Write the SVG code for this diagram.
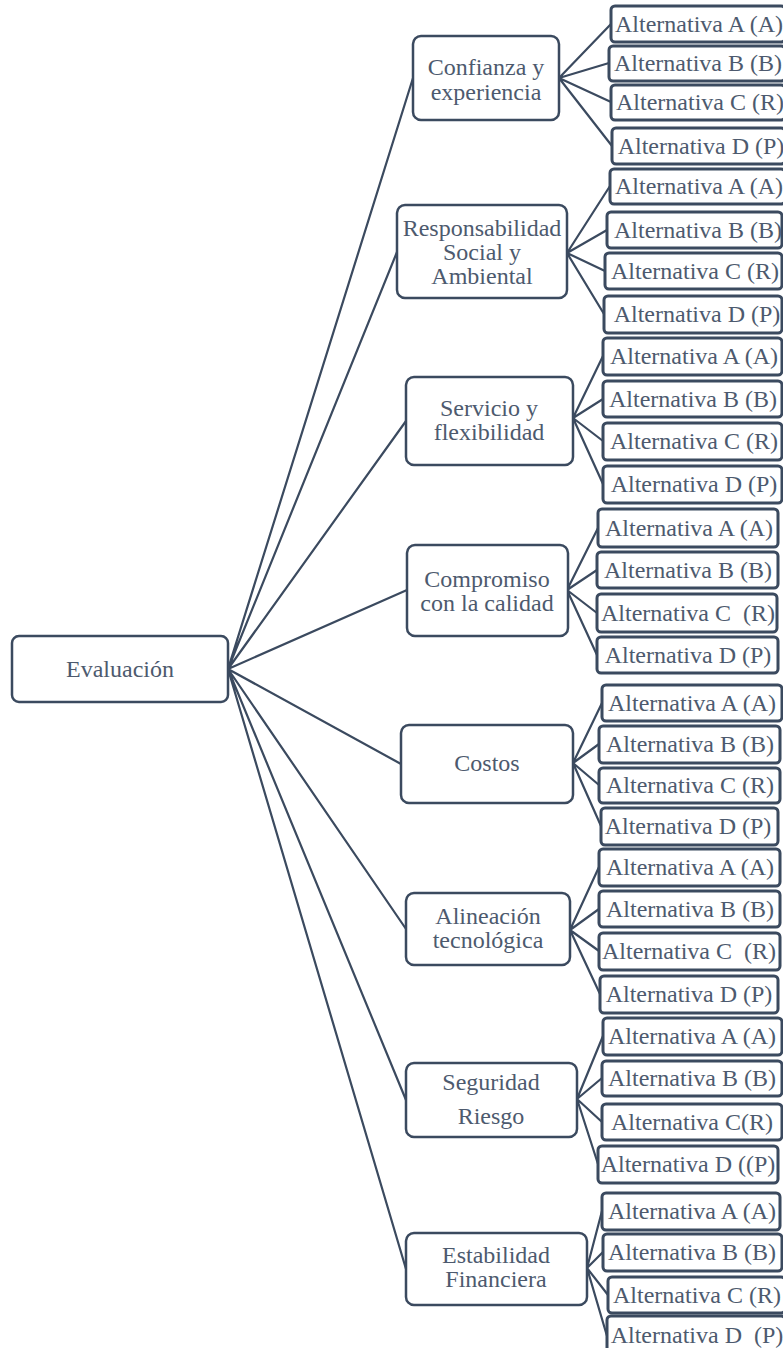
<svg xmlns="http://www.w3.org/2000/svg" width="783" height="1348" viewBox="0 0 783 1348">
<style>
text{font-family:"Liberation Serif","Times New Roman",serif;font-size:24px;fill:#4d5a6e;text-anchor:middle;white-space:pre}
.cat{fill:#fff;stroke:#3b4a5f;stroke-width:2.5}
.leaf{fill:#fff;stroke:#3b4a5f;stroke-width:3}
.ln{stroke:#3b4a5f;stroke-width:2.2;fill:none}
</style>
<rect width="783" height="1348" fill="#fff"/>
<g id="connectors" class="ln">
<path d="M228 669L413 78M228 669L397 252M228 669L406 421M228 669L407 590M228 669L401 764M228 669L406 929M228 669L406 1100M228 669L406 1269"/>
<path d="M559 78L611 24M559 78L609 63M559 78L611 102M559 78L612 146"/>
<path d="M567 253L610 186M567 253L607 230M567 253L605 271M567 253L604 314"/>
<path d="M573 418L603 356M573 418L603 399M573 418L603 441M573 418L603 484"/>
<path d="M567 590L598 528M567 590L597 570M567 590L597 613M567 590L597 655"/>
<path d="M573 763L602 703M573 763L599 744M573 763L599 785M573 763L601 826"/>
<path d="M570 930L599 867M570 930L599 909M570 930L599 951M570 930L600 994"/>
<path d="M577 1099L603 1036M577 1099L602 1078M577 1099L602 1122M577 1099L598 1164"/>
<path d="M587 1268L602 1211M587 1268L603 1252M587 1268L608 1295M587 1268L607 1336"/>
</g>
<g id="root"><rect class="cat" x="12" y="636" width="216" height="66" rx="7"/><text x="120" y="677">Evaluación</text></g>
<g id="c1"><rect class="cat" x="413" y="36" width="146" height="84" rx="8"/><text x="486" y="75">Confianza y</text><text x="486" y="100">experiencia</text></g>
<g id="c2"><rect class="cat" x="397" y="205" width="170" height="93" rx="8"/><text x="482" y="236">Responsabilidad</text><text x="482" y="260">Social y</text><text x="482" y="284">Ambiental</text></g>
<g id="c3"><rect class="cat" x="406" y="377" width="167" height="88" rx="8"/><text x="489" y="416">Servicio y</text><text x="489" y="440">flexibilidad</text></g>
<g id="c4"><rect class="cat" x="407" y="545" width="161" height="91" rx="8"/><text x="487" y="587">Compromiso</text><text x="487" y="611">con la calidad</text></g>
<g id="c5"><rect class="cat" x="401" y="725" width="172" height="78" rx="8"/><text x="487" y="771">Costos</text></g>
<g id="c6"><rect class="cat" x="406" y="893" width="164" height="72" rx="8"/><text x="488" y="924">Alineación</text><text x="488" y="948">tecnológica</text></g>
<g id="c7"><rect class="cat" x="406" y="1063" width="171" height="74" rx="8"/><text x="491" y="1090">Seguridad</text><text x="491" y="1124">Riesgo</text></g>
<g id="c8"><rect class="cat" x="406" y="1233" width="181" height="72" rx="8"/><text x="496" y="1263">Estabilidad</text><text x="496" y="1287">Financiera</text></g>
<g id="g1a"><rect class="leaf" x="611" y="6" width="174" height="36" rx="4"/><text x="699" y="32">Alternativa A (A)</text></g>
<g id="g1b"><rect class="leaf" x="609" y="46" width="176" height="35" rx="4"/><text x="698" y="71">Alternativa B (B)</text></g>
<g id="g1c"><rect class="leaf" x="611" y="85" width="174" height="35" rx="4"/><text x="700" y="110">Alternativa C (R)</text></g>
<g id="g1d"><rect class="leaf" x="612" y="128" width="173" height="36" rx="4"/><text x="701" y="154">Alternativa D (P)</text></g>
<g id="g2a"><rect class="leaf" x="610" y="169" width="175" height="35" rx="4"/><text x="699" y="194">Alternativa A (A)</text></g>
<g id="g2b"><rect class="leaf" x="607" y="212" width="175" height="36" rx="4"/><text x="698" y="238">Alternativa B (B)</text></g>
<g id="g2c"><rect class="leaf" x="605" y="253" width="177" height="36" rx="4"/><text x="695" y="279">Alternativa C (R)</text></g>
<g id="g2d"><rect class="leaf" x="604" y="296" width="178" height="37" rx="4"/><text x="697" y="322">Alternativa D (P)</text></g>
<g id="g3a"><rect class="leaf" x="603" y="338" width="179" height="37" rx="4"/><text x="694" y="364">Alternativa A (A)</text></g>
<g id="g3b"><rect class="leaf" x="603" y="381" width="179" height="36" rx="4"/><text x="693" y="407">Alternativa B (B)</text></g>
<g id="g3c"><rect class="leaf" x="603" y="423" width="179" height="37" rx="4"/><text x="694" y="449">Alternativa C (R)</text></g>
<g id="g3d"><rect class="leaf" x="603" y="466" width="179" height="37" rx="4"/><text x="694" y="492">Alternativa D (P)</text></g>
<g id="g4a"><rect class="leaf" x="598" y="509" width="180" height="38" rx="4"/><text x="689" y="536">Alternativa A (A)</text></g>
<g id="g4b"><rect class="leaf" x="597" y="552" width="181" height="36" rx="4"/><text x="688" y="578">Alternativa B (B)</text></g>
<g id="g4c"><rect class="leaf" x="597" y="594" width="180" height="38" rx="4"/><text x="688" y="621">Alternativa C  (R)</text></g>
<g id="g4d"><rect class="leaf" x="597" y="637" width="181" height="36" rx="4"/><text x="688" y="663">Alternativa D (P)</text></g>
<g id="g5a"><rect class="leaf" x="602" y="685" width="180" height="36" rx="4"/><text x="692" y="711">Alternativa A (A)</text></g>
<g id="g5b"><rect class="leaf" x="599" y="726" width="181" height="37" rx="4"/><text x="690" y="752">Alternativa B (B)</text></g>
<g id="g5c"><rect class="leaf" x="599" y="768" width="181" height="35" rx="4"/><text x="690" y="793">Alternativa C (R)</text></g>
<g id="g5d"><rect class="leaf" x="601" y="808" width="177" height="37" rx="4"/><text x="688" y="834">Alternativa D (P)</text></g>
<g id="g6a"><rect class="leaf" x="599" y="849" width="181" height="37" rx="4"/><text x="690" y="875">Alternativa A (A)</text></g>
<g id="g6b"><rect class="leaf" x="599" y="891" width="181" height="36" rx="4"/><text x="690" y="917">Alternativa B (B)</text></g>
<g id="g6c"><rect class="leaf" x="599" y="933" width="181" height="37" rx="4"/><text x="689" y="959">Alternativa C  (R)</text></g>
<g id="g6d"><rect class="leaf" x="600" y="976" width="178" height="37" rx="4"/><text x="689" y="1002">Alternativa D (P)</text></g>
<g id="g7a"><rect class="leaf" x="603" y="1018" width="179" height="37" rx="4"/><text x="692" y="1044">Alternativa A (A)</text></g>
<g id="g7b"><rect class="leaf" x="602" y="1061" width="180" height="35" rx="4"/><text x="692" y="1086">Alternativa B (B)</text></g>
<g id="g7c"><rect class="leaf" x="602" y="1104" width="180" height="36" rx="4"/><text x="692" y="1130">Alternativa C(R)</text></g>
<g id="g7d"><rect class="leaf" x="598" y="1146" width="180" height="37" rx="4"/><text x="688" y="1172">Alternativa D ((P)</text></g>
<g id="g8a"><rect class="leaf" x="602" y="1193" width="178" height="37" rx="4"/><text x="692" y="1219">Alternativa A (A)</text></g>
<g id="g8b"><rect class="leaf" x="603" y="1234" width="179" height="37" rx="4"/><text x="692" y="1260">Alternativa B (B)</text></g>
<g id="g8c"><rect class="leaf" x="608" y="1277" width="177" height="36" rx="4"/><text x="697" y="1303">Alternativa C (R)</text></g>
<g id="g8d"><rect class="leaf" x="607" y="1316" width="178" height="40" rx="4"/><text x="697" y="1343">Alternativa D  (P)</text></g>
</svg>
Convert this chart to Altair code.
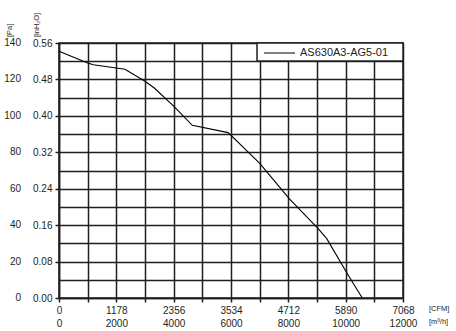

- - -

Work required: Print every record above exactly as written, leaving out the pictures.

Output of the task:
Write the SVG code for this diagram.
<svg xmlns="http://www.w3.org/2000/svg" width="783" height="1348" viewBox="0 0 783 1348">
<style>
text{font-family:"Liberation Serif","Times New Roman",serif;font-size:24px;fill:#4d5a6e;text-anchor:middle;white-space:pre}
.cat{fill:#fff;stroke:#3b4a5f;stroke-width:2.5}
.leaf{fill:#fff;stroke:#3b4a5f;stroke-width:3}
.ln{stroke:#3b4a5f;stroke-width:2.2;fill:none}
</style>
<rect width="783" height="1348" fill="#fff"/>
<g id="connectors" class="ln">
<path d="M228 669L413 78M228 669L397 252M228 669L406 421M228 669L407 590M228 669L401 764M228 669L406 929M228 669L406 1100M228 669L406 1269"/>
<path d="M559 78L611 24M559 78L609 63M559 78L611 102M559 78L612 146"/>
<path d="M567 253L610 186M567 253L607 230M567 253L605 271M567 253L604 314"/>
<path d="M573 418L603 356M573 418L603 399M573 418L603 441M573 418L603 484"/>
<path d="M567 590L598 528M567 590L597 570M567 590L597 613M567 590L597 655"/>
<path d="M573 763L602 703M573 763L599 744M573 763L599 785M573 763L601 826"/>
<path d="M570 930L599 867M570 930L599 909M570 930L599 951M570 930L600 994"/>
<path d="M577 1099L603 1036M577 1099L602 1078M577 1099L602 1122M577 1099L598 1164"/>
<path d="M587 1268L602 1211M587 1268L603 1252M587 1268L608 1295M587 1268L607 1336"/>
</g>
<g id="root"><rect class="cat" x="12" y="636" width="216" height="66" rx="7"/><text x="120" y="677">Evaluación</text></g>
<g id="c1"><rect class="cat" x="413" y="36" width="146" height="84" rx="8"/><text x="486" y="75">Confianza y</text><text x="486" y="100">experiencia</text></g>
<g id="c2"><rect class="cat" x="397" y="205" width="170" height="93" rx="8"/><text x="482" y="236">Responsabilidad</text><text x="482" y="260">Social y</text><text x="482" y="284">Ambiental</text></g>
<g id="c3"><rect class="cat" x="406" y="377" width="167" height="88" rx="8"/><text x="489" y="416">Servicio y</text><text x="489" y="440">flexibilidad</text></g>
<g id="c4"><rect class="cat" x="407" y="545" width="161" height="91" rx="8"/><text x="487" y="587">Compromiso</text><text x="487" y="611">con la calidad</text></g>
<g id="c5"><rect class="cat" x="401" y="725" width="172" height="78" rx="8"/><text x="487" y="771">Costos</text></g>
<g id="c6"><rect class="cat" x="406" y="893" width="164" height="72" rx="8"/><text x="488" y="924">Alineación</text><text x="488" y="948">tecnológica</text></g>
<g id="c7"><rect class="cat" x="406" y="1063" width="171" height="74" rx="8"/><text x="491" y="1090">Seguridad</text><text x="491" y="1124">Riesgo</text></g>
<g id="c8"><rect class="cat" x="406" y="1233" width="181" height="72" rx="8"/><text x="496" y="1263">Estabilidad</text><text x="496" y="1287">Financiera</text></g>
<g id="g1a"><rect class="leaf" x="611" y="6" width="174" height="36" rx="4"/><text x="699" y="32">Alternativa A (A)</text></g>
<g id="g1b"><rect class="leaf" x="609" y="46" width="176" height="35" rx="4"/><text x="698" y="71">Alternativa B (B)</text></g>
<g id="g1c"><rect class="leaf" x="611" y="85" width="174" height="35" rx="4"/><text x="700" y="110">Alternativa C (R)</text></g>
<g id="g1d"><rect class="leaf" x="612" y="128" width="173" height="36" rx="4"/><text x="701" y="154">Alternativa D (P)</text></g>
<g id="g2a"><rect class="leaf" x="610" y="169" width="175" height="35" rx="4"/><text x="699" y="194">Alternativa A (A)</text></g>
<g id="g2b"><rect class="leaf" x="607" y="212" width="175" height="36" rx="4"/><text x="698" y="238">Alternativa B (B)</text></g>
<g id="g2c"><rect class="leaf" x="605" y="253" width="177" height="36" rx="4"/><text x="695" y="279">Alternativa C (R)</text></g>
<g id="g2d"><rect class="leaf" x="604" y="296" width="178" height="37" rx="4"/><text x="697" y="322">Alternativa D (P)</text></g>
<g id="g3a"><rect class="leaf" x="603" y="338" width="179" height="37" rx="4"/><text x="694" y="364">Alternativa A (A)</text></g>
<g id="g3b"><rect class="leaf" x="603" y="381" width="179" height="36" rx="4"/><text x="693" y="407">Alternativa B (B)</text></g>
<g id="g3c"><rect class="leaf" x="603" y="423" width="179" height="37" rx="4"/><text x="694" y="449">Alternativa C (R)</text></g>
<g id="g3d"><rect class="leaf" x="603" y="466" width="179" height="37" rx="4"/><text x="694" y="492">Alternativa D (P)</text></g>
<g id="g4a"><rect class="leaf" x="598" y="509" width="180" height="38" rx="4"/><text x="689" y="536">Alternativa A (A)</text></g>
<g id="g4b"><rect class="leaf" x="597" y="552" width="181" height="36" rx="4"/><text x="688" y="578">Alternativa B (B)</text></g>
<g id="g4c"><rect class="leaf" x="597" y="594" width="180" height="38" rx="4"/><text x="688" y="621">Alternativa C  (R)</text></g>
<g id="g4d"><rect class="leaf" x="597" y="637" width="181" height="36" rx="4"/><text x="688" y="663">Alternativa D (P)</text></g>
<g id="g5a"><rect class="leaf" x="602" y="685" width="180" height="36" rx="4"/><text x="692" y="711">Alternativa A (A)</text></g>
<g id="g5b"><rect class="leaf" x="599" y="726" width="181" height="37" rx="4"/><text x="690" y="752">Alternativa B (B)</text></g>
<g id="g5c"><rect class="leaf" x="599" y="768" width="181" height="35" rx="4"/><text x="690" y="793">Alternativa C (R)</text></g>
<g id="g5d"><rect class="leaf" x="601" y="808" width="177" height="37" rx="4"/><text x="688" y="834">Alternativa D (P)</text></g>
<g id="g6a"><rect class="leaf" x="599" y="849" width="181" height="37" rx="4"/><text x="690" y="875">Alternativa A (A)</text></g>
<g id="g6b"><rect class="leaf" x="599" y="891" width="181" height="36" rx="4"/><text x="690" y="917">Alternativa B (B)</text></g>
<g id="g6c"><rect class="leaf" x="599" y="933" width="181" height="37" rx="4"/><text x="689" y="959">Alternativa C  (R)</text></g>
<g id="g6d"><rect class="leaf" x="600" y="976" width="178" height="37" rx="4"/><text x="689" y="1002">Alternativa D (P)</text></g>
<g id="g7a"><rect class="leaf" x="603" y="1018" width="179" height="37" rx="4"/><text x="692" y="1044">Alternativa A (A)</text></g>
<g id="g7b"><rect class="leaf" x="602" y="1061" width="180" height="35" rx="4"/><text x="692" y="1086">Alternativa B (B)</text></g>
<g id="g7c"><rect class="leaf" x="602" y="1104" width="180" height="36" rx="4"/><text x="692" y="1130">Alternativa C(R)</text></g>
<g id="g7d"><rect class="leaf" x="598" y="1146" width="180" height="37" rx="4"/><text x="688" y="1172">Alternativa D ((P)</text></g>
<g id="g8a"><rect class="leaf" x="602" y="1193" width="178" height="37" rx="4"/><text x="692" y="1219">Alternativa A (A)</text></g>
<g id="g8b"><rect class="leaf" x="603" y="1234" width="179" height="37" rx="4"/><text x="692" y="1260">Alternativa B (B)</text></g>
<g id="g8c"><rect class="leaf" x="608" y="1277" width="177" height="36" rx="4"/><text x="697" y="1303">Alternativa C (R)</text></g>
<g id="g8d"><rect class="leaf" x="607" y="1316" width="178" height="40" rx="4"/><text x="697" y="1343">Alternativa D  (P)</text></g>
</svg>
Convert this chart to Altair code.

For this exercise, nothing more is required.